The Division of Aquatic Resources has a tagging program for young opakapaka. Techniques for fish release developed there (involving, among other things, the puncturing of the air sac) show that this can be done with a relatively high level of fish survival. By all accounts, however, undersize onaga are far more fragile than opakapaka.
Finally, the existing one-pound minimum is not high enough to allow opakapaka and onaga to reach spawning maturity. For onaga, size of most fish at first breeding is roughly 10 pounds; most opakapaka in the Main Hawaiian Islands reach breeding size at three pounds.

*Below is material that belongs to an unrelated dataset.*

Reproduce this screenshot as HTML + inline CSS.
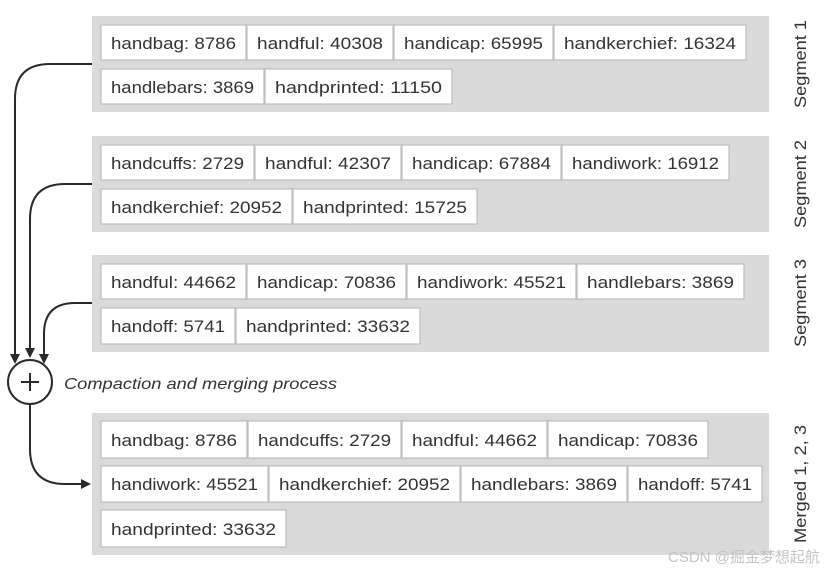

Over and above the problems associated with releasing undersize fish and the inadequacy of the existing size minimum, fishermen have already indicated their resistance to any increase in minimum size. In February 1993, the Western Pacific Regional Fishery Management Council held public hearings on its proposal to increase to three pounds the minimum size for opakapaka caught in U.S. waters. Few fishermen supported the proposal, citing market demand for smaller fish, concern for “wastage” of undersize fish, inability to target larger fish, and the like. Without support from fishermen, proposals for any minimum size increase are not likely to win legislative approval.
Maximum Size Limits
One management approach might be to require fishermen to release any onaga over a given size. The idea behind this is to keep large, healthy spawning fish on the job. Enforcement would be all but impossible, however. Even among its supporters, this tack is regarded as unworkable.
Seasonal Closures
Closing the season could be done by the Department of Land and Natural Resources through its rule-making process. This approach is the one favored by the Western Pacific Regional Fishery Management Council.
But the closed season is not problem free. If the taking of just onaga is forbidden during a closed season, vessels will still be on the water trying to catch other fish. Some limited targeting of the catch is possible (setting hooks at depths shallower than those where onaga are generally found, for example), but still there is no certainty that catches of the out-of-season fish will be avoided.

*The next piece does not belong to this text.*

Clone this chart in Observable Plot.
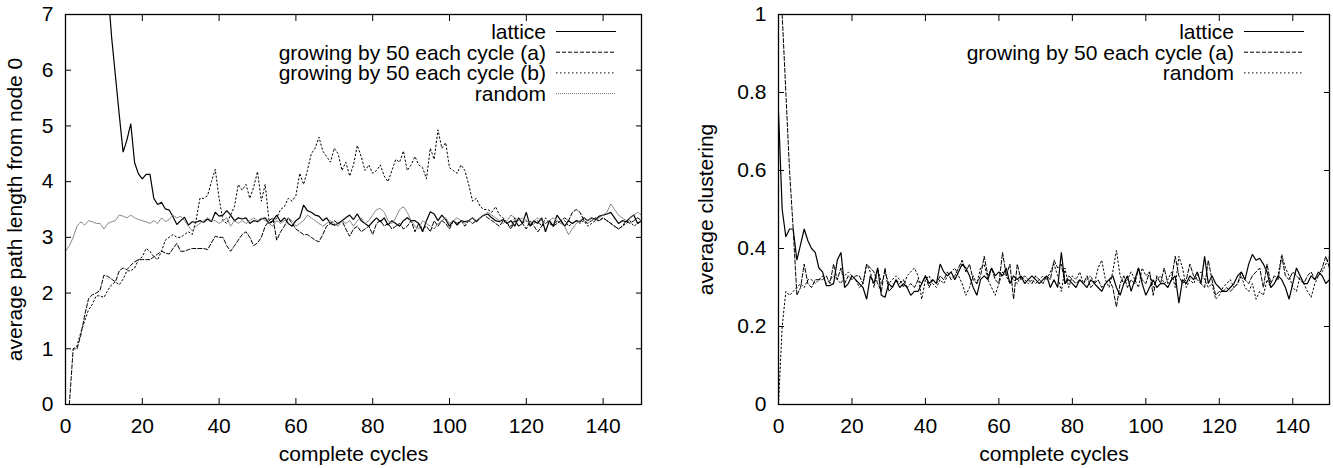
<!DOCTYPE html>
<html>
<head>
<meta charset="utf-8">
<script src="https://cdn.jsdelivr.net/npm/d3@7"></script>
<script src="https://cdn.jsdelivr.net/npm/@observablehq/plot@0.6"></script>
<style>
  html, body { margin: 0; padding: 0; background: white; }
  #wrap { display: flex; flex-direction: row; width: 1333px; height: 468px; }
</style>
</head>
<body>
<div id="wrap"></div>
<script>
// ---------- data ----------
const cycles = d3.range(0, 151);
const xTicks = [0, 20, 40, 60, 80, 100, 120, 140];
const yTicksPath = [0, 1, 2, 3, 4, 5, 6, 7];
const yTicksClust = [0, 0.2, 0.4, 0.6, 0.8, 1];

const pathLabelY = "average path length from node 0";
const clustLabelY = "average clustering";
const labelX = "complete cycles";

const seriesPath = ["lattice", "growing by 50 each cycle (a)", "growing by 50 each cycle (b)", "random"];
const seriesClust = ["lattice", "growing by 50 each cycle (a)", "random"];

// left chart: average path length from node 0
const pathLattice = [40,30,22,17,14,12,10.5,9.5,8.8,8.3,7.9,7.5,6.6,5.9,5.2,4.53,4.75,5.04,4.34,4.14,
4.05,4.13,4.13,3.7,3.59,3.63,3.51,3.49,3.37,3.23,3.30,3.36,3.22,3.28,3.27,3.30,3.27,3.33,3.28,3.45,
3.38,3.40,3.48,3.40,3.30,3.35,3.33,3.35,3.25,3.30,3.28,3.33,3.35,3.25,3.30,3.40,3.28,3.35,3.25,3.20,
3.30,3.35,3.58,3.48,3.45,3.40,3.38,3.30,3.35,3.25,3.22,3.25,3.30,3.35,3.40,3.32,3.42,3.30,3.25,3.20,
3.28,3.35,3.28,3.35,3.22,3.30,3.25,3.20,3.30,3.35,3.30,3.30,3.25,3.10,3.30,3.46,3.42,3.30,3.40,3.32,
3.20,3.30,3.22,3.30,3.28,3.30,3.35,3.28,3.35,3.40,3.42,3.35,3.30,3.28,3.32,3.25,3.30,3.20,3.35,3.25,
3.45,3.20,3.30,3.25,3.35,3.10,3.30,3.20,3.40,3.30,3.20,3.30,3.25,3.30,3.28,3.35,3.30,3.35,3.32,3.38,
3.40,3.42,3.45,3.35,3.25,3.30,3.28,3.35,3.40,3.25,3.30];

const pathGrowA = [null,0.0,1.0,1.0,1.25,1.6,1.9,1.97,2.0,2.05,2.32,2.3,2.25,2.2,2.4,2.45,2.42,2.5,2.56,2.6,
2.6,2.6,2.6,2.65,2.7,2.75,2.72,2.7,2.8,2.89,2.75,2.75,2.78,2.8,2.8,2.8,2.8,2.78,2.9,3.02,
3.0,3.0,2.85,2.75,2.85,2.95,3.05,3.1,3.0,2.85,2.9,3.0,3.2,3.3,3.35,2.95,3.1,3.2,3.35,3.25,
3.15,3.1,3.05,3.05,3.0,2.95,2.92,3.05,3.2,3.25,3.3,3.25,3.3,3.15,3.02,3.15,3.2,3.1,3.15,3.2,
3.05,3.25,3.3,3.2,3.25,3.15,3.2,3.25,3.15,3.2,3.3,3.1,3.25,3.15,3.2,3.1,3.3,3.2,3.3,3.25,
3.15,3.3,3.25,3.3,3.2,3.3,3.25,3.3,3.35,3.4,3.35,3.3,3.25,3.2,3.3,3.25,3.15,3.3,3.2,3.25,
3.15,3.3,3.2,3.1,3.2,3.25,3.3,3.2,3.25,3.3,3.35,3.3,3.45,3.5,3.45,3.3,3.25,3.3,3.35,3.3,
3.35,3.3,3.25,3.2,3.15,3.2,3.3,3.25,3.3,3.35,3.3];

const pathGrowB = [null,null,1.0,1.05,1.3,1.5,1.7,1.8,1.95,1.95,1.92,2.05,2.15,2.2,2.15,2.25,2.4,2.4,2.45,2.6,
2.65,2.8,2.75,2.65,2.6,2.75,2.95,3.0,3.05,3.0,3.0,3.05,3.1,3.05,3.3,3.7,3.7,3.75,4.0,4.22,
3.7,3.3,3.25,3.4,3.55,3.95,3.85,3.95,3.7,3.9,4.18,3.65,3.95,3.3,3.25,3.35,3.5,3.55,3.7,3.65,
3.75,4.15,3.95,4.2,4.5,4.6,4.8,4.55,4.45,4.35,4.6,4.5,4.2,4.35,4.1,4.3,4.65,4.45,4.2,4.3,
4.15,4.2,4.3,4.1,4.0,4.2,4.4,4.35,4.55,4.2,4.3,4.45,4.3,4.25,4.05,4.6,4.4,4.93,4.6,4.7,
4.25,4.2,4.15,4.3,4.2,3.95,3.65,3.7,3.55,3.5,3.5,3.45,3.55,3.4,3.35,3.25,3.2,3.35,3.2,3.25,
3.3,3.2,3.25,3.3,3.2,3.35,3.25,3.2,3.3,3.25,3.3,3.2,3.25,3.3,3.25,3.3,3.2,3.25,3.3,3.3,
3.35,3.3,3.25,3.2,3.15,3.2,3.25,3.3,3.2,3.25,3.3];

const pathRandom = [2.75,2.85,3.0,3.2,3.28,3.22,3.3,3.28,3.25,3.25,3.15,3.25,3.28,3.3,3.4,3.38,3.35,3.4,3.35,3.32,
3.3,3.28,3.25,3.3,3.25,3.35,3.28,3.32,3.4,3.35,3.38,3.3,3.2,3.12,3.2,3.25,3.3,3.35,3.3,3.3,
3.25,3.3,3.35,3.2,3.3,3.25,3.3,3.25,3.3,3.35,3.3,3.35,3.3,3.25,3.2,3.3,3.25,3.3,3.35,3.3,
3.2,3.25,3.3,3.4,3.35,3.3,3.25,3.2,3.25,3.3,3.25,3.2,3.3,3.25,3.3,3.2,3.3,3.35,3.25,3.3,
3.4,3.5,3.52,3.45,3.3,3.25,3.35,3.5,3.55,3.45,3.3,3.2,3.15,3.3,3.25,3.2,3.15,3.25,3.3,3.35,
3.25,3.3,3.35,3.3,3.25,3.3,3.35,3.3,3.35,3.4,3.45,3.4,3.35,3.3,3.25,3.3,3.4,3.35,3.3,3.35,
3.3,3.25,3.3,3.35,3.3,3.25,3.3,3.35,3.3,3.25,3.2,3.05,3.15,3.25,3.3,3.35,3.3,3.35,3.3,3.35,
3.4,3.45,3.6,3.5,3.4,3.35,3.3,3.35,3.4,3.45,3.4];

// right chart: average clustering
const clustLattice = [0.75,0.5,0.43,0.45,0.45,0.37,0.41,0.45,0.42,0.40,0.39,0.35,0.34,0.305,0.305,0.31,0.37,0.39,0.30,0.31,
0.33,0.32,0.31,0.30,0.27,0.33,0.31,0.35,0.28,0.275,0.31,0.30,0.32,0.30,0.31,0.30,0.28,0.29,0.29,0.31,
0.33,0.31,0.32,0.31,0.36,0.34,0.33,0.34,0.32,0.34,0.36,0.35,0.33,0.30,0.28,0.32,0.33,0.32,0.35,0.33,
0.34,0.33,0.35,0.31,0.33,0.32,0.33,0.31,0.32,0.33,0.32,0.31,0.32,0.33,0.30,0.32,0.30,0.39,0.31,0.32,
0.31,0.30,0.32,0.31,0.30,0.32,0.31,0.30,0.29,0.31,0.32,0.33,0.30,0.28,0.31,0.33,0.29,0.32,0.35,0.31,
0.28,0.30,0.32,0.30,0.31,0.31,0.30,0.32,0.33,0.26,0.32,0.31,0.33,0.32,0.34,0.31,0.38,0.31,0.33,0.31,
0.30,0.29,0.29,0.30,0.31,0.33,0.34,0.32,0.36,0.385,0.37,0.375,0.36,0.34,0.30,0.31,0.33,0.32,0.30,0.27,
0.31,0.35,0.33,0.31,0.31,0.33,0.32,0.34,0.33,0.31,0.32];

const clustGrowA = [null,1.0,0.8,0.6,0.45,0.28,0.30,0.36,0.31,0.30,0.32,0.32,0.32,0.33,0.31,0.36,0.32,0.35,0.31,0.33,
0.32,0.33,0.33,0.31,0.36,0.35,0.34,0.31,0.29,0.35,0.29,0.30,0.32,0.31,0.32,0.30,0.31,0.30,0.32,0.31,
0.33,0.30,0.32,0.31,0.33,0.32,0.34,0.32,0.33,0.35,0.37,0.34,0.36,0.32,0.31,0.33,0.38,0.33,0.35,0.32,
0.31,0.39,0.33,0.36,0.27,0.36,0.32,0.33,0.32,0.31,0.33,0.32,0.31,0.33,0.32,0.37,0.35,0.36,0.31,0.33,
0.32,0.31,0.32,0.31,0.33,0.30,0.31,0.32,0.30,0.31,0.32,0.30,0.25,0.31,0.33,0.30,0.32,0.31,0.35,0.32,
0.31,0.34,0.28,0.33,0.31,0.35,0.31,0.32,0.38,0.33,0.31,0.32,0.36,0.33,0.32,0.31,0.30,0.37,0.32,0.28,
0.29,0.29,0.30,0.29,0.30,0.31,0.34,0.32,0.31,0.33,0.34,0.35,0.30,0.36,0.31,0.33,0.32,0.38,0.33,0.32,
0.34,0.33,0.32,0.31,0.33,0.34,0.32,0.33,0.35,0.38,0.35];

const clustRandom = [0.0,0.2,0.29,0.28,0.29,0.30,0.31,0.30,0.32,0.32,0.31,0.32,0.33,0.31,0.32,0.33,0.32,0.31,0.33,0.34,
0.33,0.32,0.30,0.31,0.36,0.34,0.30,0.35,0.31,0.34,0.31,0.32,0.33,0.32,0.30,0.33,0.34,0.35,0.33,0.27,
0.32,0.33,0.31,0.30,0.32,0.31,0.33,0.34,0.35,0.33,0.31,0.28,0.30,0.33,0.31,0.35,0.36,0.32,0.30,0.28,
0.31,0.34,0.33,0.31,0.32,0.31,0.33,0.32,0.31,0.32,0.31,0.32,0.33,0.32,0.34,0.36,0.33,0.29,0.35,0.30,
0.33,0.32,0.34,0.31,0.32,0.33,0.31,0.35,0.37,0.32,0.30,0.34,0.395,0.33,0.31,0.32,0.34,0.32,0.30,0.35,
0.33,0.34,0.30,0.32,0.33,0.31,0.32,0.34,0.30,0.38,0.35,0.30,0.32,0.31,0.33,0.34,0.32,0.30,0.31,0.27,
0.28,0.30,0.31,0.32,0.30,0.31,0.33,0.30,0.29,0.31,0.27,0.29,0.28,0.32,0.30,0.31,0.33,0.385,0.35,0.33,
0.30,0.29,0.33,0.31,0.29,0.275,0.31,0.33,0.34,0.36,0.38];

// ---------- styles ----------
const FONT = "'Liberation Sans', Arial, Helvetica, sans-serif";
const FS = 21;
const styleSolid  = {stroke: "#000", strokeWidth: 1.2, strokeDasharray: null};
const styleDashed = {stroke: "#000", strokeWidth: 1, strokeDasharray: "4,2"};
const styleDotted = {stroke: "#000", strokeWidth: 1, strokeDasharray: "1.5,2.5"};
const styleFine   = {stroke: "#777", strokeWidth: 1, strokeDasharray: "1,1"};

function toRows(values) {
  return cycles.map((c, i) => ({x: c, y: values[i]}));
}

function makeChart({width, marginLeft, marginRight, yDomain, yTicks, yLabel, yLabelOffset, yTickFormat, series}) {
  const marginTop = 14, marginBottom = 64, height = 468;
  const marks = [
    Plot.axisX(xTicks, {anchor: "bottom", tickSize: 0, tickPadding: 14, label: labelX, labelAnchor: "center", labelOffset: 56, labelArrow: "none"}),
    Plot.axisX(xTicks, {anchor: "bottom", tickSize: -6, fill: "none", label: null}),
    Plot.axisX(xTicks, {anchor: "top", tickSize: -6, fill: "none", label: null}),
    Plot.axisY(yTicks, {anchor: "left", tickSize: 0, tickPadding: 12, tickFormat: yTickFormat, label: yLabel, labelAnchor: "center", labelOffset: yLabelOffset, labelArrow: "none"}),
    Plot.axisY(yTicks, {anchor: "left", tickSize: -6, fill: "none", label: null}),
    Plot.axisY(yTicks, {anchor: "right", tickSize: -6, fill: "none", label: null}),
  ];
  for (const s of series) {
    marks.push(Plot.line(toRows(s.values), {x: "x", y: "y", clip: true, strokeLinejoin: "miter", ...s.style}));
  }
  marks.push(Plot.frame({stroke: "#000", strokeWidth: 1.3}));
  const svg = Plot.plot({
    width, height, marginLeft, marginRight, marginTop, marginBottom,
    style: {fontFamily: FONT, fontSize: FS + "px", background: "white", color: "black", overflow: "visible"},
    x: {domain: [0, 150]},
    y: {domain: yDomain},
    marks
  });
  // legend (inside the frame, top right)
  const xRight = width - marginRight;
  const g = d3.select(svg).append("g")
    .attr("font-family", FONT).attr("font-size", FS).attr("fill", "black");
  series.forEach((s, i) => {
    const cy = 31.5 + i * 20.7;
    g.append("text").attr("x", xRight - 95).attr("y", cy).attr("dy", "0.36em")
      .attr("text-anchor", "end").text(s.name);
    g.append("line").attr("x1", xRight - 85).attr("x2", xRight - 25)
      .attr("y1", cy).attr("y2", cy)
      .attr("stroke", s.style.stroke).attr("stroke-width", s.style.strokeWidth)
      .attr("stroke-dasharray", s.style.strokeDasharray);
  });
  return svg;
}

const left = makeChart({
  width: 660, marginLeft: 65, marginRight: 19,
  yDomain: [0, 7], yTicks: yTicksPath, yLabel: pathLabelY, yLabelOffset: 58,
  yTickFormat: d => String(d),
  series: [
    {name: seriesPath[0], values: pathLattice, style: styleSolid},
    {name: seriesPath[1], values: pathGrowA, style: styleDashed},
    {name: seriesPath[2], values: pathGrowB, style: styleDotted},
    {name: seriesPath[3], values: pathRandom, style: styleFine}
  ]
});

const right = makeChart({
  width: 673, marginLeft: 118, marginRight: 4,
  yDomain: [0, 1], yTicks: yTicksClust, yLabel: clustLabelY, yLabelOffset: 80,
  yTickFormat: d => String(d),
  series: [
    {name: seriesClust[0], values: clustLattice, style: styleSolid},
    {name: seriesClust[1], values: clustGrowA, style: styleDashed},
    {name: seriesClust[2], values: clustRandom, style: styleDotted}
  ]
});

document.getElementById("wrap").append(left, right);
</script>
</body>
</html>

Also, there is the problem of enforcement. Closed seasons are easiest to enforce when fishing is prohibited in a given area for all types of bottomfish. This, however, creates a hardship for fishermen and disrupts the wholesale fish market.
Area Closures
This is a variant of seasonal closures. Rather than ban fishing (for onaga or for all bottomfish) during a certain period, the state would designate certain areas to be off-limits for periods long enough to allow depleted stocks to be restored.
The drawbacks are that this might increase fishing pressures on areas still open. Also, it will cause hardship for some fishermen who will need to travel greater distances to get to open fishing grounds.
Little is known about the length of time it might take to get fishing stocks restored to the point where they can be exploited again. If this should be on the order of years, even decades, rather than months, opposition to this approach will probably doom its chance for adoption.
Catch Quotas
The state could impose a bag limit on the number of individual onaga, or the total weight of onaga, caught in a given day or on a given trip. All other things being equal (that is, the number of fishermen and effort they make remaining constant), this approach could increase the spawning stock of onaga. At present, however, the state has no way of ensuring that these other factors will remain constant.
One advantage to this approach is that it allows the fisherman who has reached his daily quota to continue to fish for other species if he is not yet ready to head home. But here, again, there is no guarantee that onaga won’t be the unintended catch. If this occurs, the problems associated with release of onaga arise once more. Enforcement of this policy would be difficult and costly.